DO THIS: Retype the data exactly, from its first line to the line containing "plt.rcParams['font.size'] = 18", including both, and skip any picture.

___ DATA LINES ___

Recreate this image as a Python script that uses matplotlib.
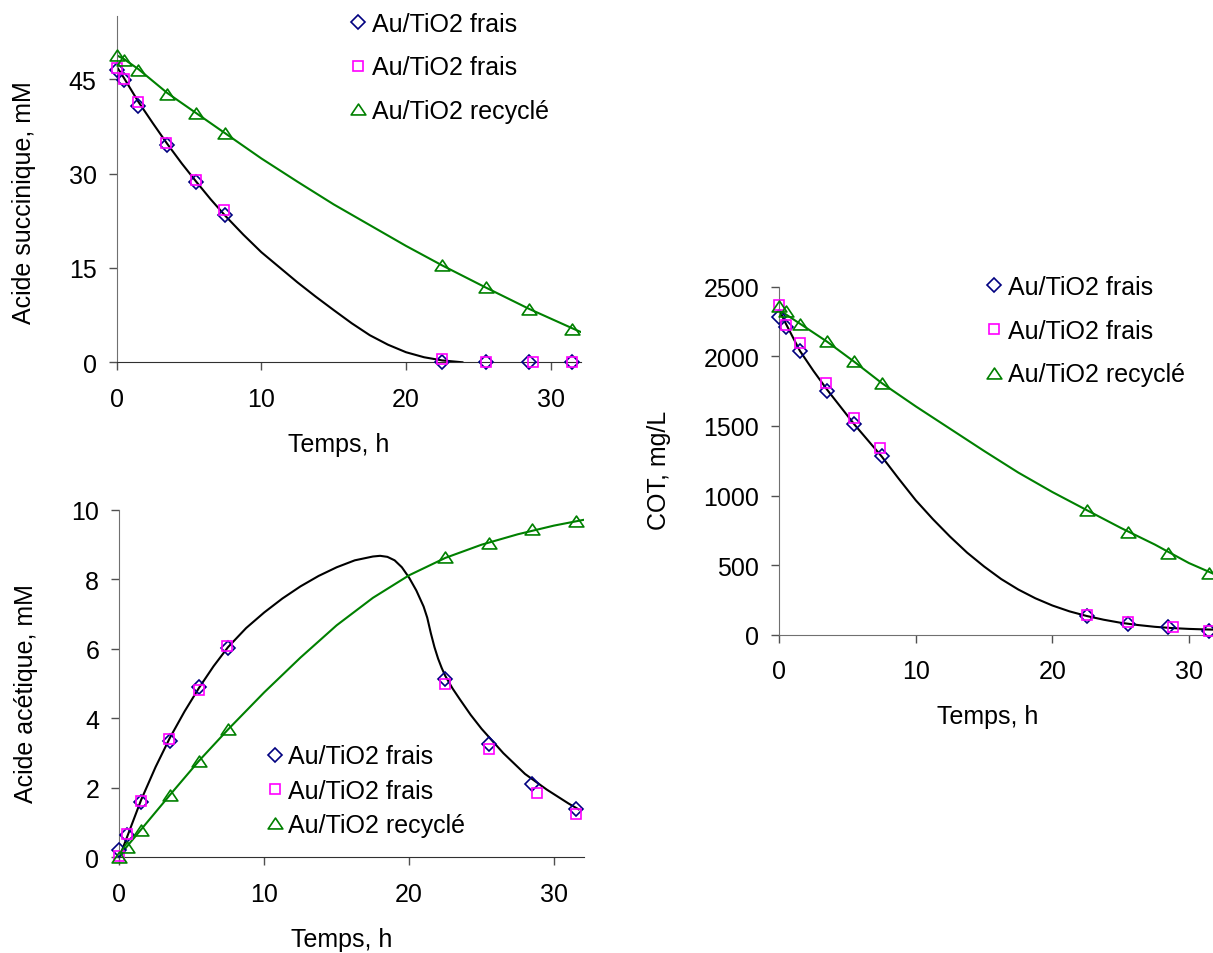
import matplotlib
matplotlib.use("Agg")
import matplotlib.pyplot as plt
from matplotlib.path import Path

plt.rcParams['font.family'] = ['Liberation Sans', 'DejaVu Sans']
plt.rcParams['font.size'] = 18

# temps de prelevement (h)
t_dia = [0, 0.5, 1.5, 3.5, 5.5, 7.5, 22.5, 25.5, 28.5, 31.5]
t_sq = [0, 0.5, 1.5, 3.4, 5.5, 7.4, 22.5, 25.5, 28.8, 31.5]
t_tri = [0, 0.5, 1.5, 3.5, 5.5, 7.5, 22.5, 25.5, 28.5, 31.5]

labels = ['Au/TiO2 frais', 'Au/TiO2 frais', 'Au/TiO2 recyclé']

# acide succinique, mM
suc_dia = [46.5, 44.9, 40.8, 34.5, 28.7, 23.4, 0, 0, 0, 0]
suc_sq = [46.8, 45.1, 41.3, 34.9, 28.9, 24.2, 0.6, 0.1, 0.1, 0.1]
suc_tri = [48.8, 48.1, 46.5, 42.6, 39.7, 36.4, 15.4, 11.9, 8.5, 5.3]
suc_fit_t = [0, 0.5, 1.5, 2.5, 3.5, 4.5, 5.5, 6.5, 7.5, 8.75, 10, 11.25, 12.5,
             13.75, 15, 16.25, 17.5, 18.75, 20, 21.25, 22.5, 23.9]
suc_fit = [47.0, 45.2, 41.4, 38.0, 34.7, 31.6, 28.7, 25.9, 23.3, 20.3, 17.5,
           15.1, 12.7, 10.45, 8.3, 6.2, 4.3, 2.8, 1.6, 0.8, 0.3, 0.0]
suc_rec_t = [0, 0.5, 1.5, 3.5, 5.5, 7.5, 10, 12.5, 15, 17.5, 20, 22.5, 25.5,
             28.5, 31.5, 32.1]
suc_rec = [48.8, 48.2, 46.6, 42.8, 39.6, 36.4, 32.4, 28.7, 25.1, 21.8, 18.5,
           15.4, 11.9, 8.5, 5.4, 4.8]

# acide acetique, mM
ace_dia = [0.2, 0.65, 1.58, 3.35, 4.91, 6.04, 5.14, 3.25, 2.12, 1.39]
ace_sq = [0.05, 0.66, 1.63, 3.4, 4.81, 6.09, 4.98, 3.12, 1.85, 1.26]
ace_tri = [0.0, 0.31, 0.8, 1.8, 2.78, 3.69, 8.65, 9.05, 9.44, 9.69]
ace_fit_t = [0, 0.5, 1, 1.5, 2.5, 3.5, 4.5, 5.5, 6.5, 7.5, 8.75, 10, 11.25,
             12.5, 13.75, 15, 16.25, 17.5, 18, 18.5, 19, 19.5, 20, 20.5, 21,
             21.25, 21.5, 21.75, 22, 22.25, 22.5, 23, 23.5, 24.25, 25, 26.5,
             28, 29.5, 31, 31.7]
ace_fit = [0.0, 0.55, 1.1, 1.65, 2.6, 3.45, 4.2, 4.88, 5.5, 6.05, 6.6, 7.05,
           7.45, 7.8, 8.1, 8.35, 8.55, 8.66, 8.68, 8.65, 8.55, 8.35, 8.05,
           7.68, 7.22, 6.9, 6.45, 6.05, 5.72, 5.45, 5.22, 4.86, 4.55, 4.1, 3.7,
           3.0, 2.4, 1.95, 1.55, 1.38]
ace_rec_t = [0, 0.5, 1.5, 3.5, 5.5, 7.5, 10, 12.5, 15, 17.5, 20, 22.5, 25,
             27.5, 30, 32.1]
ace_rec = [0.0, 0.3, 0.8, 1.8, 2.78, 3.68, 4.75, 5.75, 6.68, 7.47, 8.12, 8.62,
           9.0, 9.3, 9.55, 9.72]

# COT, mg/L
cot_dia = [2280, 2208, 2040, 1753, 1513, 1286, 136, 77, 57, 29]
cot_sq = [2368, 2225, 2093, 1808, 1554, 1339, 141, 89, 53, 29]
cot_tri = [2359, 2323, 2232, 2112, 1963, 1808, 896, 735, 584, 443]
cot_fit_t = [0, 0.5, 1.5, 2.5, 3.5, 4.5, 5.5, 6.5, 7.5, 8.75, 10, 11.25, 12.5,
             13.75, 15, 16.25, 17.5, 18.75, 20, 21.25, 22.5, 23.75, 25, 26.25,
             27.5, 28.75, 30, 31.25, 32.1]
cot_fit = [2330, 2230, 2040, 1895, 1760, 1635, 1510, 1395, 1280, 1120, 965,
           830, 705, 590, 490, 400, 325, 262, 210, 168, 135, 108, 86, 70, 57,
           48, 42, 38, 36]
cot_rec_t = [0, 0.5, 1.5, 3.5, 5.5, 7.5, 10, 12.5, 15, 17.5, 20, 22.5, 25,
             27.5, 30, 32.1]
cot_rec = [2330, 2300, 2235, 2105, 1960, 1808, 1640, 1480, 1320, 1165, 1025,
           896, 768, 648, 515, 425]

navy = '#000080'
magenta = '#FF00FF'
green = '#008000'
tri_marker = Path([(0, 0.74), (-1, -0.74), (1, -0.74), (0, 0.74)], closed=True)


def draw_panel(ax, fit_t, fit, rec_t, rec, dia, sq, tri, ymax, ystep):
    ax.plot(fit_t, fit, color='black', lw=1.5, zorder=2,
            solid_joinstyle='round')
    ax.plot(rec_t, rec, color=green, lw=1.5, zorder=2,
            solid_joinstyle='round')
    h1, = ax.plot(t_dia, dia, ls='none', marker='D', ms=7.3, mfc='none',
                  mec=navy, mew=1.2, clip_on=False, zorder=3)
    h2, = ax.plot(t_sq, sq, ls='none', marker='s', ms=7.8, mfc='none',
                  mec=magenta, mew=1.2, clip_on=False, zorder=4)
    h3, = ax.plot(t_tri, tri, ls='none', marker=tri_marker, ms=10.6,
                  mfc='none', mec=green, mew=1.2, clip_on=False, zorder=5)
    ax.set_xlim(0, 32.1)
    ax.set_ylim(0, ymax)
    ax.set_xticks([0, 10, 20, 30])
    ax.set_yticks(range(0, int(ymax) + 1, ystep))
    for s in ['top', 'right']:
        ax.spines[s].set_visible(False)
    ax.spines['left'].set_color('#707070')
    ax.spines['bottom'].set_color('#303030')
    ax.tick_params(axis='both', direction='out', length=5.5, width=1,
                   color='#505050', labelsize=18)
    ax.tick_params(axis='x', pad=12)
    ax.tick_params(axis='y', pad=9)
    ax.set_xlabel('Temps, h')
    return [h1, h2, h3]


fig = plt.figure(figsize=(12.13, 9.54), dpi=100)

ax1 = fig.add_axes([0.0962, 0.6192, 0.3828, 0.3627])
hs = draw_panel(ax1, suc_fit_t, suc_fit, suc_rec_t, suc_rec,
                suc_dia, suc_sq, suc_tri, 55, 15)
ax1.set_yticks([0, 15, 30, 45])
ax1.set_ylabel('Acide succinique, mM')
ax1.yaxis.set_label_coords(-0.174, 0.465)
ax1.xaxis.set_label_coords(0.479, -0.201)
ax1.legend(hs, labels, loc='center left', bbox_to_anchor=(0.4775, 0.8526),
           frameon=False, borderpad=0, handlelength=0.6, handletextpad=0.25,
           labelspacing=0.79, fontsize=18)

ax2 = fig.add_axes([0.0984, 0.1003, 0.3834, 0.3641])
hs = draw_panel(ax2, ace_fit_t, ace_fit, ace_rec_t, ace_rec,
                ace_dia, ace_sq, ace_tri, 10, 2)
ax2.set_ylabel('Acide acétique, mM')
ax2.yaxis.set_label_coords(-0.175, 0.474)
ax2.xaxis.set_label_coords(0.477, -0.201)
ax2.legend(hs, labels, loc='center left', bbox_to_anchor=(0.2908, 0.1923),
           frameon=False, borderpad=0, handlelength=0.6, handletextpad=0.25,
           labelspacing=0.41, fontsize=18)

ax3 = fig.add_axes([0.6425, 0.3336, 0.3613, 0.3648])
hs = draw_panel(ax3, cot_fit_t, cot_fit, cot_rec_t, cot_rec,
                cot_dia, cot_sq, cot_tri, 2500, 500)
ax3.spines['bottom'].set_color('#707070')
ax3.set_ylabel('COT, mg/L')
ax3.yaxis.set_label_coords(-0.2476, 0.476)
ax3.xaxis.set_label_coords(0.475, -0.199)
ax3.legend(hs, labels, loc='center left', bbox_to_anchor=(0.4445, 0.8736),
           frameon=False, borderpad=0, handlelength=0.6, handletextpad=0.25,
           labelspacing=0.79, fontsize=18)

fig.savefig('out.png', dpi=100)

___

PROBLEM SOLUTION:
Recreate this image as a Python script that uses matplotlib.
import matplotlib
matplotlib.use("Agg")
import matplotlib.pyplot as plt
from matplotlib.path import Path

plt.rcParams['font.family'] = ['Liberation Sans', 'DejaVu Sans']
plt.rcParams['font.size'] = 18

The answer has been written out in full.